After one year, 20 of the 23 dogs had negative test results for MAT titers. Four weeks after vaccination, about 50 percent of the dogs had an MAT titer ≥ 800 for at least one serovar. The vaccines have undergone duration of immunity studies showing efficacy at protecting against disease one year after vaccination. A markedly elevated titer, even in a vaccinated dog, probably indicates natural exposure, unless the vaccination was given recently.
A new in-clinic test. Another major issue with testing for leptospirosis is that the MAT generally has to be done at a reference laboratory, and it may take several days before results become available. PCR tests are available for testing blood or urine for leptospirosis antigens, but again, it may take time to get results back. IDEXX Laboratories recently started offering an ELISA based on detection of antibodies to LipL32. This protein is present only on pathogenic Leptospira species.
At the 2014 ACVIM Forum, a study was presented that looked at an in-clinic version of this test.6 The researchers looked at 403 serum samples that were submitted for MAT testing. Of the samples, 202 were positive (MAT titer ≥ 800), and 201 were negative based on MAT. Sensitivity was 83 percent, and specificity was 82 percent. This means that of the 201 positive results, the test picked up on 168 of them. Specificity refers to true positives, so 82 percent of the cases that were positive on the in-clinic test were positive on the MAT; 18 percent were false positives.

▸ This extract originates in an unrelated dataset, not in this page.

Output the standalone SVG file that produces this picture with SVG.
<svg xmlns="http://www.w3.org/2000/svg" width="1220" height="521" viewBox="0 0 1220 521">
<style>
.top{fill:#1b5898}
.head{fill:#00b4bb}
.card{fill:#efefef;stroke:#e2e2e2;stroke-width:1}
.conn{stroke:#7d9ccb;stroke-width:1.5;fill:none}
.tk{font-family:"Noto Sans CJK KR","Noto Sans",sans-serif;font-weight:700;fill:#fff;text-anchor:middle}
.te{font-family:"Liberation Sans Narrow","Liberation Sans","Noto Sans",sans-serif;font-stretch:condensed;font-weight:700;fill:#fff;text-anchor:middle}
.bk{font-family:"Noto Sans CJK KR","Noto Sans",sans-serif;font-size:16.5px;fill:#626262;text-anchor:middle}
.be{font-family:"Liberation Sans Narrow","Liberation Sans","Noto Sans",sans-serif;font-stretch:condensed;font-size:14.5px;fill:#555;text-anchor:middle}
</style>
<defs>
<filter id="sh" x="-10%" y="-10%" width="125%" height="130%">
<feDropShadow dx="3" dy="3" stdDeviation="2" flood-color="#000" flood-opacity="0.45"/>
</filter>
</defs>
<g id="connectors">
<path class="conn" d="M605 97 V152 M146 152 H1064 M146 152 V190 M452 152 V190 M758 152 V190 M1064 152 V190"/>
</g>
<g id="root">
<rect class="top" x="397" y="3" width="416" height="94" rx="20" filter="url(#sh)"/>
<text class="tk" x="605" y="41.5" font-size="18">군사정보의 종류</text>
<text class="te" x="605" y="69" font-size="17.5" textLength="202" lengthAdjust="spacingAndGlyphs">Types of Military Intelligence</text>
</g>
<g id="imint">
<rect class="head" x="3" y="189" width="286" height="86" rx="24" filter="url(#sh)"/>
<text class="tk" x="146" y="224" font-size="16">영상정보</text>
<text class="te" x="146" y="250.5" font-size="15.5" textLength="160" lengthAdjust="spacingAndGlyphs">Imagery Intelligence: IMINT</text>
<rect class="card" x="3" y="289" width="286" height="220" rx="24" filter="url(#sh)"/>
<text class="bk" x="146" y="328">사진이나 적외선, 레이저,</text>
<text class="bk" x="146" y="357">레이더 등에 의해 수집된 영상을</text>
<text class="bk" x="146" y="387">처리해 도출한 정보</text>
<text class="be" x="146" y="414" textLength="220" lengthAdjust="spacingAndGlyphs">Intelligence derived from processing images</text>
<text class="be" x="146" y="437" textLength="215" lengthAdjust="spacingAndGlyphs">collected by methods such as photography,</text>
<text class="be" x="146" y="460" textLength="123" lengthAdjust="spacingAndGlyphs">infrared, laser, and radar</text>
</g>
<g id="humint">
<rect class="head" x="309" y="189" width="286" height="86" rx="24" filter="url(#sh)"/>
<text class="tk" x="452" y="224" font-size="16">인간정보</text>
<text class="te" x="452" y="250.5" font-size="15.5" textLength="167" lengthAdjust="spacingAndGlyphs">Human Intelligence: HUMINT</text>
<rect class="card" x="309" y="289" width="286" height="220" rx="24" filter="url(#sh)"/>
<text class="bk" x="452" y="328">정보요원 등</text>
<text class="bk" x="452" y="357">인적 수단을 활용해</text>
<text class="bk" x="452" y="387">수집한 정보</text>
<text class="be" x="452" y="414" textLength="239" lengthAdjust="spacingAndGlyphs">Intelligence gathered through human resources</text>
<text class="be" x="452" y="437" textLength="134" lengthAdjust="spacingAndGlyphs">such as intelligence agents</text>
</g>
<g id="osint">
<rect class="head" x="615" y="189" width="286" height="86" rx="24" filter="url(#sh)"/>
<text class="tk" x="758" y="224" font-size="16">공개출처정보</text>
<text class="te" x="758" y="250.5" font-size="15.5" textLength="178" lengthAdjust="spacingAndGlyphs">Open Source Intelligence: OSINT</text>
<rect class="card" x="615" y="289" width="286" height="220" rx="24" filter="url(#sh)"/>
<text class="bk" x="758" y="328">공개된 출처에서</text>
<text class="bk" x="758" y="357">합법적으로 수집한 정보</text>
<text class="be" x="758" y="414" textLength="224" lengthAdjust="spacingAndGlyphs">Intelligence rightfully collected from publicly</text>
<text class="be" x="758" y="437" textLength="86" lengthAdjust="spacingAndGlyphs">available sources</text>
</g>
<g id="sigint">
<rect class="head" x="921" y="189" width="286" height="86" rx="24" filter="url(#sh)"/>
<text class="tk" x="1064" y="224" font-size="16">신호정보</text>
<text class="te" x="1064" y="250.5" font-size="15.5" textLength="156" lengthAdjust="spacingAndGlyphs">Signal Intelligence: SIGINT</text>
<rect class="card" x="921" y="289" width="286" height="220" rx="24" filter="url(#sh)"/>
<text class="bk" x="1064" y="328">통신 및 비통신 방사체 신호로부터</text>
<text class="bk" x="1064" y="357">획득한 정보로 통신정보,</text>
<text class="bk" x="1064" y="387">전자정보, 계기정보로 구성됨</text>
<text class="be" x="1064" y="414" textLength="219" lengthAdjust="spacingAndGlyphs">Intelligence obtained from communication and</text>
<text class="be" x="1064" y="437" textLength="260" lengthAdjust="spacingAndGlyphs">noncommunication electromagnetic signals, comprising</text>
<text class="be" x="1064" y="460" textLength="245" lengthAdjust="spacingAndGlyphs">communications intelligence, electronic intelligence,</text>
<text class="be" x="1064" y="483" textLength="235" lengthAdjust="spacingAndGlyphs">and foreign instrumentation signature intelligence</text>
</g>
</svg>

One issue with these statistics is that an MAT titer ≥ 800 was considered positive. Some of the cases that were positive on the in-clinic test may have had titers on MAT, just not ≥ 800. The investigators also looked at 150 sera from dogs in the state of Alaska in which the disease essentially doesn’t exist. In this case only 4 percent false positives were found.
These results are quite promising. The test isn’t 100 percent with regard to sensitivity or specificity, but it is pretty good, and the major benefit is that it can be run in the clinic immediately.
The takeaway: Given the results of this study, I would consider a positive result on the test highly suspicious, and if the clinical signs fit, I would handle the patient as if it had leptospirosis. I probably would continue to use appropriate infection-control procedures if the patient had negative results on the in-clinic test, simply because of the risk to people, but I would be a bit less concerned. Of course, the in-clinic test doesn’t replace the MAT or PCR test in diagnosing this disease. But provided it becomes commercially available, it does offer a rapid in-house test with relatively accurate and helpful results.
1. Sabino CV, Weese JS. Contamination of multiple-dose vials in a veterinary hospital. Can Vet J 2006;47(8):779-782.
2. Guillaumin J, Olp N, Magnusson K, Butler A, Daniels J. Influence of hang time on bacterial colonization of intravenous bags in a veterinary emergency and critical care setting (abst). J Vet Emerg Crit Care 2013;23:S6.
3. Whitney EA, Ailes E, Myers LM, et al. Prevalence of and risk factors for serum antibodies against Leptospira serovars in US veterinarians. J Am Vet Med Assoc 2009;234:938-944.
4. Stokes JE, Kaneene JB, Schall WD, et al. Prevalence of serum antibodies against six Leptospira serovars in healthy dogs. J Am Vet Med Assoc 2007;230:1657-1664.
5. Wennogle SA, Curtis, K, Chandrashekar R, et al. Vaccine-associated Leptospira antibody responses in client-owned dogs after a one year booster. J Vet Intern Med 2013;27(3):724-725.
6. Curtis K, Foster P, Smith P, et al. Performance of an in-clinic ELISA for the detection of Leptospira specific antibody in dogs (abst). J Vet Intern Med 2013;28:1066.